As the result of family disorganization a large proportion of Negro children and youth have not undergone the socialization which only the family can provide. The disorganized families have failed to provide for their emotional needs and have not provided the discipline and habits which are necessary for personality development. Because the disorganized family has failed in its function as a socializing agency, it has handicapped the children in their relations to the institutions in the community. Moreover, family disorganization has been partially responsible for a large amount of juvenile delinquency and adult crime among Negroes. Since widespread family disorganization among Negroes has resulted from the failure of the father to play the role in the family required by American society, the mitigation of this problem must await those changes in the Negro and American society which will enable the Negro father to play the role required of him.
Frazier's quotation is from 1950. Things had not improved for the black family by the time Moynihan wrote his analysis for the Lyndon Johnson administration fifteen years later. The "Moynihan Report" generated a tremendous backlash in the black community, as it was seen as "blaming the victim," obviously not a popular reform avenue at a time when the civil rights redistributive regime was kicking into high gear. This is why single parenthood remains out of mainstream reform discourse: It's politically incorrect to focus on individual-level pathologies as the source of personal and social disorganization. Rather, structures and institutions must change - rights activists will argue - for there to be real progress toward equal opportunity and mobility.

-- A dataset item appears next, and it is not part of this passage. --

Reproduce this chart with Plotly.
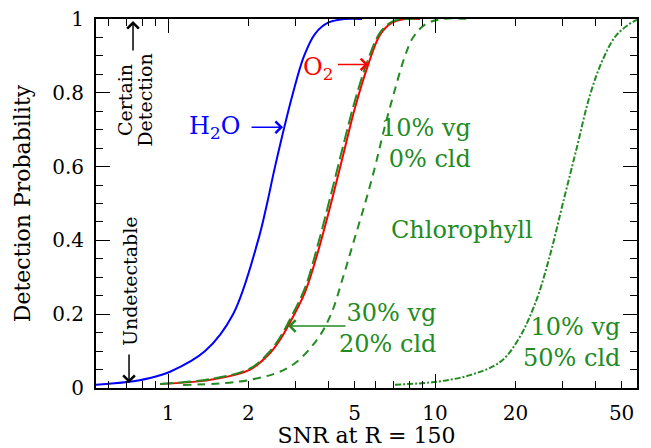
import math
import plotly.graph_objects as go

# ---- data ----
h2o_snr = [0.537, 0.702, 0.856, 1.017, 1.376, 1.752, 2.174, 2.349, 2.516, 2.939, 3.232, 3.553, 3.975, 4.601, 5.33]
h2o_prob = [0.009, 0.016, 0.027, 0.044, 0.10, 0.20, 0.40, 0.50, 0.60, 0.80, 0.90, 0.96, 0.99, 1.0, 1.0]

o2_snr = [0.933, 1.436, 2.028, 2.410, 2.650, 2.814, 3.260, 3.646, 4.077, 4.523, 5.017, 5.612, 6.223, 6.902, 7.72, 8.786]
o2_prob = [0.011, 0.022, 0.050, 0.095, 0.135, 0.168, 0.26, 0.37, 0.50, 0.63, 0.76, 0.875, 0.957, 0.99, 1.0, 1.0]

veg30_snr = [0.933, 1.436, 2.028, 2.410, 2.650, 2.814, 3.260, 3.646, 4.077, 4.523, 5.017, 5.612, 6.223, 6.902, 7.72, 8.786]
veg30_prob = [0.011, 0.024, 0.053, 0.100, 0.142, 0.176, 0.272, 0.39, 0.525, 0.655, 0.78, 0.89, 0.963, 0.993, 1.0, 1.0]

veg10_snr = [1.138, 2.028, 2.863, 3.606, 4.077, 4.523, 4.972, 5.467, 5.963, 6.442, 7.022, 7.72, 8.272, 9.174, 10.62, 13.52]
veg10_prob = [0.008, 0.022, 0.058, 0.13, 0.20, 0.30, 0.40, 0.50, 0.60, 0.70, 0.80, 0.90, 0.95, 0.985, 1.0, 1.0]

cld50_snr = [7.08, 10.15, 13.52, 17.51, 20.46, 23.89, 26.96, 30.23, 33.94, 38.07, 42.69, 47.92, 55.3, 57.5]
cld50_prob = [0.009, 0.017, 0.035, 0.07, 0.13, 0.235, 0.36, 0.505, 0.65, 0.794, 0.893, 0.957, 0.993, 0.998]

x_tick_vals = [1, 2, 5, 10, 20, 50]
x_tick_text = ["1", "2", "5", "10", "20", "50"]
x_minor_vals = [0.6, 0.7, 0.8, 0.9, 3, 4, 6, 7, 8, 9, 30, 40]
x_decade_vals = [1, 10]
y_tick_vals = [0, 0.2, 0.4, 0.6, 0.8, 1]
x_range = [0.537, 57.1]

FONT = "DejaVu Serif"
GREEN = "#228B22"
xr = [math.log10(x_range[0]), math.log10(x_range[1])]

fig = go.Figure()
fig.add_trace(go.Scatter(x=h2o_snr, y=h2o_prob, mode="lines", line=dict(color="#0000FF", width=2, shape="spline")))
fig.add_trace(go.Scatter(x=o2_snr, y=o2_prob, mode="lines", line=dict(color="#FF0000", width=2, shape="spline")))
fig.add_trace(go.Scatter(x=veg30_snr, y=veg30_prob, mode="lines", line=dict(color=GREEN, width=2, shape="spline", dash="13px,5px")))
fig.add_trace(go.Scatter(x=veg10_snr, y=veg10_prob, mode="lines", line=dict(color=GREEN, width=2, shape="spline", dash="8px,6px")))
fig.add_trace(go.Scatter(x=cld50_snr, y=cld50_prob, mode="lines", line=dict(color=GREEN, width=2, shape="spline", dash="6px,2px,2px,2px")))
# invisible trace carrying the decade tick overlay axis
fig.add_trace(go.Scatter(x=x_decade_vals, y=[None, None], xaxis="x2", mode="lines", hoverinfo="skip"))

ann = []
def text(x, y, s, color, size=24, xanchor="center", angle=0, align="center"):
    ann.append(dict(x=math.log10(x), y=y, text=s, showarrow=False, xanchor=xanchor, yanchor="middle",
                    font=dict(family=FONT, size=size, color=color), textangle=angle, align=align))

def arrow(x, y, ax, ay, color):
    ann.append(dict(x=math.log10(x), y=y, text="", showarrow=True, ax=ax, ay=ay, axref="pixel", ayref="pixel",
                    arrowhead=4, arrowsize=1.5, arrowwidth=1.5, arrowcolor=color, standoff=0))

text(1.893, 0.705, "H<sub>2</sub>O", "#0000FF", xanchor="right")
arrow(2.696, 0.7065, -33, 0, "#0000FF")
text(4.222, 0.866, "O<sub>2</sub>", "#FF0000", xanchor="right")
arrow(5.626, 0.877, -32, 0, "#FF0000")
text(13.88, 0.6626, "10% vg<br>0% cld", GREEN, xanchor="right", align="right")
text(12.62, 0.428, "Chlorophyll", GREEN)
text(10.26, 0.161, "30% vg<br>20% cld", GREEN, xanchor="right", align="right")
arrow(2.814, 0.168, 59, 0, GREEN)
text(50.16, 0.123, "10% vg<br>50% cld", GREEN, xanchor="right", align="right")
text(0.7205, 0.29, "Undetectable", "black", size=19, angle=-90)
arrow(0.714, 0.0136, 0, -30, "black")
text(0.690, 0.7805, "Certain", "black", size=19, angle=-90)
text(0.817, 0.7805, "Detection", "black", size=19, angle=-90)
arrow(0.739, 0.9946, 0, 31, "black")

axis_common = dict(showline=True, linecolor="black", linewidth=2, mirror="ticks", ticks="inside",
                   tickcolor="black", tickwidth=1.2, showgrid=False, zeroline=False, automargin=False)

fig.update_layout(
    width=651, height=448,
    margin=dict(l=96, r=14, t=19, b=60),
    paper_bgcolor="white", plot_bgcolor="white",
    showlegend=False,
    font=dict(family=FONT, color="black", size=20),
    xaxis=dict(type="log", range=xr, tickmode="array", tickvals=x_tick_vals, ticktext=x_tick_text,
               ticklen=7, tickfont=dict(size=20), ticklabelstandoff=6,
               minor=dict(tickmode="array", tickvals=x_minor_vals, ticks="inside", ticklen=7,
                          tickcolor="black", tickwidth=1.2, showgrid=False),
               title=dict(text="SNR at R = 150", font=dict(size=22), standoff=15), **axis_common),
    xaxis2=dict(type="log", range=xr, overlaying="x", anchor="y", side="bottom", tickmode="array",
                tickvals=x_decade_vals, showticklabels=False, ticklen=14, **axis_common),
    yaxis=dict(range=[0, 1], tickmode="array", tickvals=y_tick_vals, ticklen=14,
               tickfont=dict(size=20), ticklabelstandoff=6,
               minor=dict(dtick=0.05, ticks="inside", ticklen=7, tickcolor="black", tickwidth=1.2, showgrid=False),
               title=dict(text="Detection Probability", font=dict(size=22), standoff=15), **axis_common),
    annotations=ann,
)
fig.write_html("out.html")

There's something else important to note coming out of the Newark murders. I was in New York on the weekend of the killings, and
this story from the New York Times mentions the phenomenon of witness intimidation in the black community as it relates to the Newark case:

Some residents told detectives that they saw a group of men running from the school just after hearing the shots, but no one saw their faces or knew exactly how many there were....

Witness intimidation and fear of retaliation has stymied law enforcement efforts to combat violence in communities across Essex County, and particularly in Newark, where drug trading and gangs fuel most of the crimes. Ms. [Essex County prosecutor, Paula T.] Dow’s office has been reluctant to file murder charges in cases with single eyewitnesses because so many of those cases have fallen apart.
The story notes that the fourth victim, Natasha Ariel, may be the key source of evidence for the prosecutor's office. As of Thursday, Ms. Ariel had identified a suspect from a photo lineup, although Ms. Dow is waiting to get a taped statement before proceeding further in the case.

I've blogged about witness intimidation
here. The phenomenon represents an advanced condition of the breakdown of the black community structure. Black urban culture has deteriorated to the point where upstanding families - facing extreme threats to their safety - have little recourse but to let urban thugs take over entire neighborhoods. As long as these pathologies continue - and until black culture shifts toward privileging citizenship and responsibility over social neglect and chaos - there can be little hope for the success of more forceful public policies, at least for those social welfare approaches falling outside of aggressive anti-crime initiatives.